The fuel cycle and when fuel prices are expected to rise 

Along with global factors (both natural and man-made) and taxes, competition between retailers is a factor in determining the fuel prices you pay. 

When one fuel retail chain decides to drop their prices, this can cause competing retailers to follow suit - matching the price or even undercutting it. This cycle continues until it’s no longer profitable for businesses, at which stage the prices can reset – that is, they go back up.  

You’re not imagining it either when fuel prices tend to rise around holiday periods, as retailers respond to supply and demand for fuel at these peak times.  

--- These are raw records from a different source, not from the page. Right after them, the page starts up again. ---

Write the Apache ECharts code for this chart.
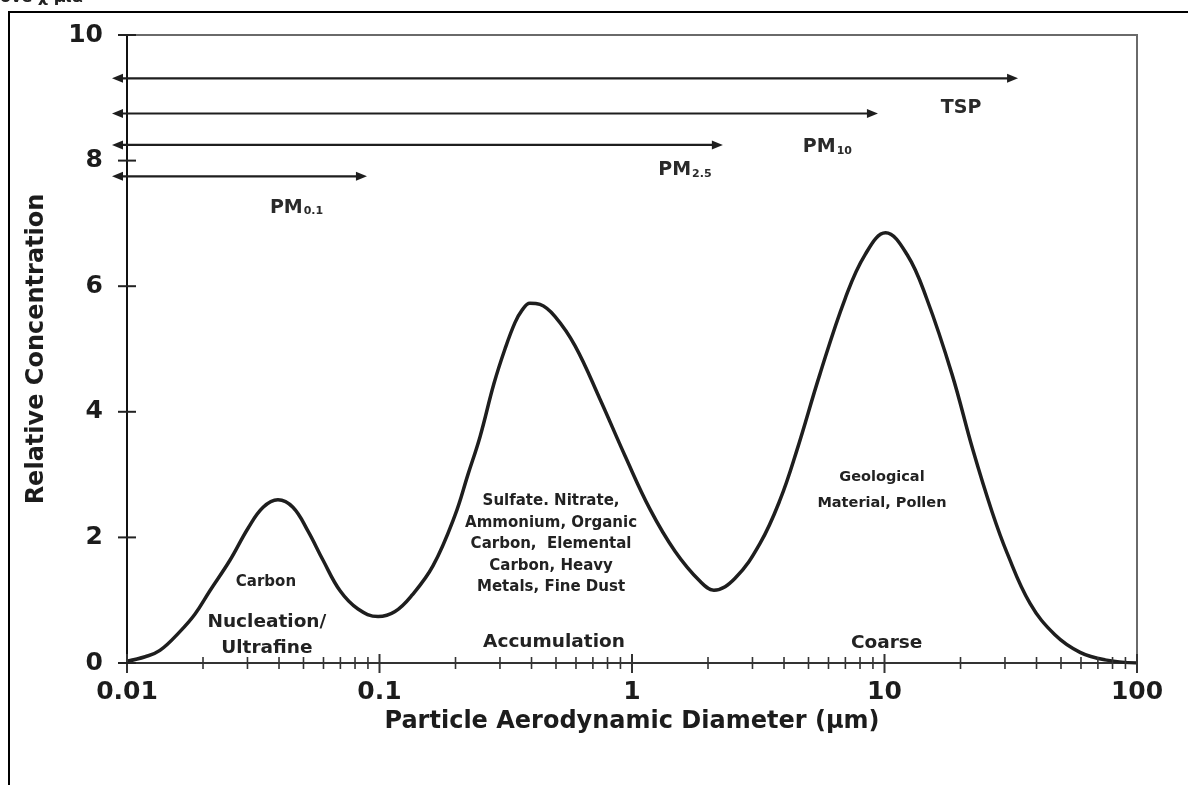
<!DOCTYPE html>
<html>
<head>
<meta charset="utf-8">
<script src="https://cdn.jsdelivr.net/npm/echarts@6/dist/echarts.min.js"></script>
<style>html,body{margin:0;padding:0;background:#fff}#c{width:1188px;height:785px}</style>
</head>
<body>
<div id="c"></div>
<script>
// ---- data ----
const curveX = [0.01, 0.0118, 0.0135, 0.0162, 0.0186, 0.0213, 0.0256, 0.0302, 0.0346, 0.0396,
  0.0454, 0.0521, 0.0597, 0.0698, 0.0822, 0.0987, 0.1152, 0.1345, 0.163, 0.199,
  0.224, 0.250, 0.284, 0.314, 0.344, 0.367, 0.394, 0.432, 0.495, 0.595,
  0.747, 0.938, 1.178, 1.48, 1.86, 2.11, 2.56, 3.21, 3.86, 4.50,
  5.55, 6.98, 8.37, 10.1, 12.3, 14.7, 18.5, 22.4, 26.7, 30.6,
  37.7, 47.3, 59.5, 74.7, 100];
const curveY = [0.03, 0.1, 0.2, 0.5, 0.78, 1.15, 1.64, 2.15, 2.48, 2.6,
  2.48, 2.1, 1.64, 1.15, 0.86, 0.74, 0.82, 1.08, 1.55, 2.35,
  3.0, 3.6, 4.45, 5.0, 5.42, 5.62, 5.73, 5.71, 5.52, 5.05,
  4.2, 3.3, 2.45, 1.78, 1.3, 1.16, 1.35, 1.9, 2.6, 3.39,
  4.6, 5.8, 6.5, 6.85, 6.5, 5.8, 4.6, 3.39, 2.4, 1.75,
  0.95, 0.45, 0.17, 0.05, 0.0];

const yTicks = [0, 2, 4, 6, 8, 10];
const xDecades = [0.01, 0.1, 1, 10, 100];
const xMinorMultipliers = [2, 3, 4, 5, 6, 7, 8, 9];

// size-range arrows: level (y), start and end diameter
const rangeNames = ['TSP', 'PM10', 'PM2.5', 'PM0.1'];
const rangeLevels = [9.31, 8.75, 8.25, 7.75];
const rangeStarts = [0.01, 0.01, 0.01, 0.01];
const rangeEnds = [33.8, 9.42, 2.29, 0.0892];

// range labels (main text + subscript) and their anchor in data space
const rangeLabelMain = ['TSP', 'PM', 'PM', 'PM'];
const rangeLabelSub = ['', '10', '2.5', '0.1'];
const rangeLabelX = [20.1, 4.75, 1.27, 0.0368];
const rangeLabelY = [8.84, 8.22, 7.85, 7.26];

// mode annotations
const noteTexts = [
  'Carbon',
  'Nucleation/\nUltrafine',
  'Sulfate. Nitrate,\nAmmonium, Organic\nCarbon,  Elemental\nCarbon, Heavy\nMetals, Fine Dust',
  'Accumulation',
  'Geological\nMaterial, Pollen',
  'Coarse'
];
const noteX = [0.0355, 0.0358, 0.478, 0.491, 9.77, 10.2];
const noteY = [1.29, 0.446, 1.89, 0.33, 2.75, 0.32];

const xTitle = 'Particle Aerodynamic Diameter (µm)';
const yTitle = 'Relative Concentration';

// ---- styles ----
const FONT = '"DejaVu Sans", "Liberation Sans", sans-serif';
const INK = '#1c1c1c';
const noteSizes = [15, 18.5, 15, 18.5, 14.5, 18.5];
const noteLineHeights = [18, 26, 21.5, 26, 26, 22];

const chart = echarts.init(document.getElementById('c'), null, {renderer: 'canvas'});

const curveData = curveX.map((x, i) => [x, curveY[i]]);
const xTickData = [];
xDecades.forEach((d, i) => {
  xTickData.push([d, 0, 1]);
  if (i < xDecades.length - 1) xMinorMultipliers.forEach(m => xTickData.push([d * m, 0, 0]));
});
const yTickData = yTicks.map(v => [0.01, v]);
const arrowData = rangeNames.map((n, i) => [rangeStarts[i], rangeEnds[i], rangeLevels[i]]);
const rangeLabelData = rangeNames.map((n, i) => [rangeLabelX[i], rangeLabelY[i]]);
const noteData = noteTexts.map((t, i) => [noteX[i], noteY[i]]);

const option = {
  backgroundColor: '#fff',
  animation: false,
  grid: {left: 127, right: 51, top: 35, bottom: 122, show: true, borderColor: '#6a6a6a', borderWidth: 2, outerBoundsMode: 'none'},
  xAxis: {
    type: 'log', logBase: 10, min: 0.01, max: 100,
    axisLine: {show: true, lineStyle: {color: '#333', width: 2}},
    axisTick: {show: false},
    splitLine: {show: false},
    axisLabel: {
      fontFamily: FONT, fontWeight: 'bold', fontSize: 25, color: INK, margin: 17,
      formatter: v => String(+Number(v).toPrecision(3))
    },
    name: xTitle, nameLocation: 'middle', nameGap: 44,
    nameTextStyle: {fontFamily: FONT, fontWeight: 'bold', fontSize: 24, color: INK}
  },
  yAxis: {
    type: 'value', min: 0, max: 10, interval: 2,
    axisLine: {show: true, lineStyle: {color: '#111', width: 2}},
    axisTick: {show: false},
    splitLine: {show: false},
    axisLabel: {fontFamily: FONT, fontWeight: 'bold', fontSize: 25, color: INK, margin: 24},
    name: yTitle, nameLocation: 'middle', nameGap: 78, nameRotate: 90,
    nameTextStyle: {fontFamily: FONT, fontWeight: 'bold', fontSize: 24, color: INK}
  },
  graphic: [
    {type: 'rect', shape: {x: 9, y: 12, width: 1300, height: 900}, style: {fill: 'none', stroke: '#000', lineWidth: 2}, silent: true},
    {type: 'text', left: 0, top: -10, style: {text: 'ove χ μια', font: 'bold 16px ' + FONT, fill: '#222'}, silent: true}
  ],
  series: [
    {
      type: 'line', data: curveData, showSymbol: false, smooth: 0.4, z: 5,
      lineStyle: {color: '#1e1e1e', width: 3.5}
    },
    {
      type: 'custom', data: xTickData, encode: {x: 0, y: 1}, clip: false, z: 6,
      renderItem: (params, api) => {
        const p = api.coord([api.value(0), 0]);
        const major = api.value(2) === 1;
        return {type: 'line', shape: {x1: p[0], y1: p[1] - (major ? 9 : 6), x2: p[0], y2: p[1] + (major ? 10 : 6)},
          style: {stroke: '#333', lineWidth: major ? 2 : 1.6}};
      }
    },
    {
      type: 'custom', data: yTickData, encode: {x: 0, y: 1}, clip: false, z: 6,
      renderItem: (params, api) => {
        const p = api.coord([api.value(0), api.value(1)]);
        return {type: 'line', shape: {x1: p[0] - 9, y1: p[1], x2: p[0] + 9, y2: p[1]}, style: {stroke: '#222', lineWidth: 2}};
      }
    },
    {
      type: 'custom', data: arrowData, encode: {x: [0, 1], y: 2}, clip: false, z: 7,
      renderItem: (params, api) => {
        const a = api.coord([api.value(0), api.value(2)]);
        const b = api.coord([api.value(1), api.value(2)]);
        const y = a[1];
        const x1 = a[0] - 15, x2 = b[0];
        return {type: 'group', children: [
          {type: 'line', shape: {x1: x1 + 6, y1: y, x2: x2 - 6, y2: y}, style: {stroke: '#1e1e1e', lineWidth: 2.2}},
          {type: 'polygon', shape: {points: [[x1, y], [x1 + 11, y - 4.5], [x1 + 11, y + 4.5]]}, style: {fill: '#1e1e1e'}},
          {type: 'polygon', shape: {points: [[x2, y], [x2 - 11, y - 4.5], [x2 - 11, y + 4.5]]}, style: {fill: '#1e1e1e'}}
        ]};
      }
    },
    {
      type: 'custom', data: rangeLabelData, encode: {x: 0, y: 1}, clip: false, z: 8,
      renderItem: (params, api) => {
        const i = params.dataIndex;
        const p = api.coord([api.value(0), api.value(1)]);
        const txt = rangeLabelSub[i] ? '{m|' + rangeLabelMain[i] + '}{s|' + rangeLabelSub[i] + '}' : '{m|' + rangeLabelMain[i] + '}';
        return {type: 'text', x: p[0], y: p[1], style: {
          text: txt, align: i === 0 ? 'center' : 'left', verticalAlign: 'middle',
          rich: {
            m: {fontFamily: FONT, fontWeight: 'bold', fontSize: 19, fill: '#2a2a2a', verticalAlign: 'bottom'},
            s: {fontFamily: FONT, fontWeight: 'bold', fontSize: 11, fill: '#2a2a2a', verticalAlign: 'bottom', padding: [9, 0, 0, 1]}
          }
        }};
      }
    },
    {
      type: 'custom', data: noteData, encode: {x: 0, y: 1}, clip: false, z: 8,
      renderItem: (params, api) => {
        const i = params.dataIndex;
        const p = api.coord([api.value(0), api.value(1)]);
        return {type: 'text', x: p[0], y: p[1], style: {
          text: noteTexts[i], align: 'center', verticalAlign: 'middle',
          fontFamily: FONT, fontWeight: 'bold', fontSize: noteSizes[i], lineHeight: noteLineHeights[i], fill: '#222'
        }};
      }
    }
  ]
};
chart.setOption(option);
</script>
</body>
</html>
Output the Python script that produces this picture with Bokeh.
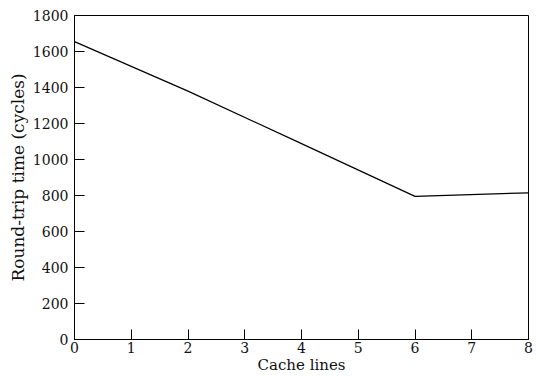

How to save money on fuel 

Along with keeping an eye on the arevo fuel finder, there are several ways your can minimise the cost of fuel for your vehicle.  

Maintain your car 

Getting your car serviced on schedule can ensure the engine is running as efficiently as possible. Even simple tricks like making sure your tyres are adequately inflated can reduce the amount of fuel used. 

Shop around 

Using a fuel tracker app like arevo fuel finder can help you find the best-priced fuel in your area. Prices are updated regularly by service stations so you can make informed decisions.  

Lighten the load 

Take out any excess weight in your boot – don’t drive around with luggage you don’t need for that specific journey. If you have a roof rack, remove it when not in use as it can create drag and make your engine work harder.  

Be consistent 

High speeds, harsh braking and quick acceleration can expend more fuel. Keeping a consistent, safe speed will use less fuel – if your car has the feature, using cruise control on highways is another way to lessen fuel usage.  

Buy the right type 

Not buying the right type of fuel for your car can cost you more than you might think. Car engines are developed to run on a specific fuel-type. Make sure you know which one your car needs to operate most efficiently.